The Lahore High Court gave its decision on Friday regarding the maintainability of the plea on the removal of former premier Nawaz Sharif’s name from the Exit Control List (ECL) on conditional basis, calling it admissible.
The two-member bench headed by Justice Ali Baqir Najafi, and comprising of Justice Sardar Ahmad Naeem, resumed the hearing of the case, where the federal government and National Accountability Bureau (NAB) submitted their reply to the two-member bench hearing the case.
The High Court dismissed the NAB and federal government’s stance on the matter, adjourning the hearing until Saturday.
In its written verdict, the LHC said that the federal government’s objection regarding the court’s jurisdiction is not right, adding that the case falls under its jurisdiction.
The LHC ordered the lawyers of the relevant parties to present arguments on November 16.
Earlier during the hearing, the federal government urged the High Court to maintain its condition of seeking a security bond from former prime minister Nawaz Sharif.
Appearing on behalf of the federal government, Additional Attorney General Ishtiaq A Khan objected to the maintainability of the petition and requested that the petition be dismissed for being “non-maintainable”.
He contended that Nawaz should approach the Islamabad High Court (IHC) instead for removal of his name from the ECL, as the federal government had placed his name on the list and the court lacked the jurisdiction to entertain the plea.
The government in its 45-page reply opposed the removal of Nawaz’s name from ECL without a security bond.

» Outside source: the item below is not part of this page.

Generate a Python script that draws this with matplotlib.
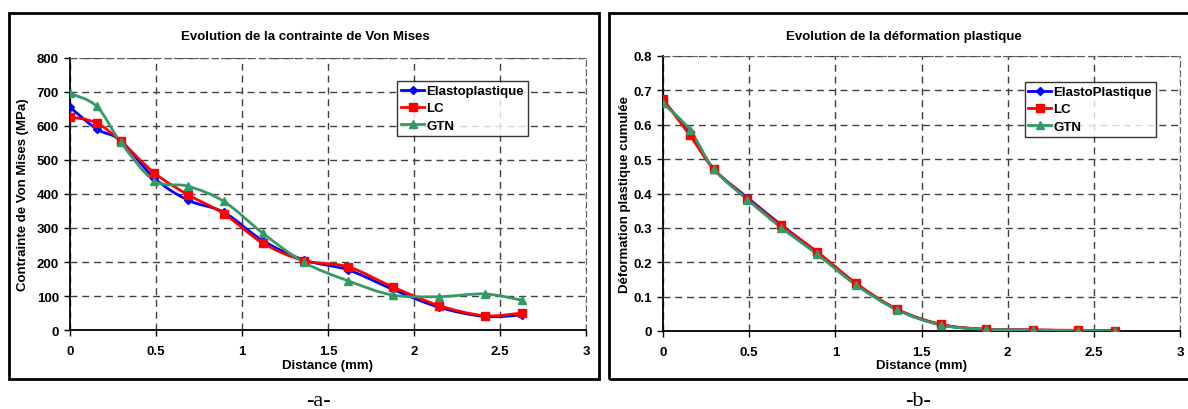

It argued that the PML-N supremo is convicted which is why he should not be allowed to leave the country without submitting a security bond.
In today’s hearing, NAB also submitted its four-page reply to the court. Following the submission of the response, the court took a recess for an hour to allow the petitioner’s counsel to read the responses.
Nawaz counsel Amjad Pervez stated that the LHC could hear the petition as the NAB was a federal institution. The counsel argued that the condition of furnishing Rs7.5 billion surety bonds was not based on any provision of law.
He added the government’s condition carried no legal standing as the petitioner had been granted bail in Chaudhry Sugar Mills case by the LHC and his sentence in Al-Azizia reference had been suspended by the IHC.
He contended that Nawaz’s name was placed on the ECL in the wake of pending cases against him. Pervez pointed out that the former prime minister had sent an application to the interior ministry for removal of his name from the ECL but the federal government issued the impugned order on Nov 13, allowing Nawaz to proceed abroad for treatment only after furnishing indemnity bond.
He further said that Nawaz had the fundamental rights under Article 4 & 15 of the Constitution to move freely.
The court then asked the attorney general to tell whether the fine imposed by the government was part of the accountability court verdict.
Responding to the query, the additional attorney general said the federal government had sought surety bond equivalent to the fine imposed by the Islamabad accountability court on Nawaz.
Nawaz’s counsel also admitted that the amount of indemnity bond sought by the government was equivalent to the fine imposed on the petitioner in Al-Azizia reference by an accountability court.
The law officer added that the PML-N leader’s sentence was only suspended in Al-Azizia reference and not set aside. The bench observed that the IHC apparently suspended the sentence of the petitioner and not the fine. Justifying the government’s move to seek surety bond, he argued that if a person allowed to travel abroad did not come back, the federal government would be held responsible, as had happened in Pervez Musharraf case.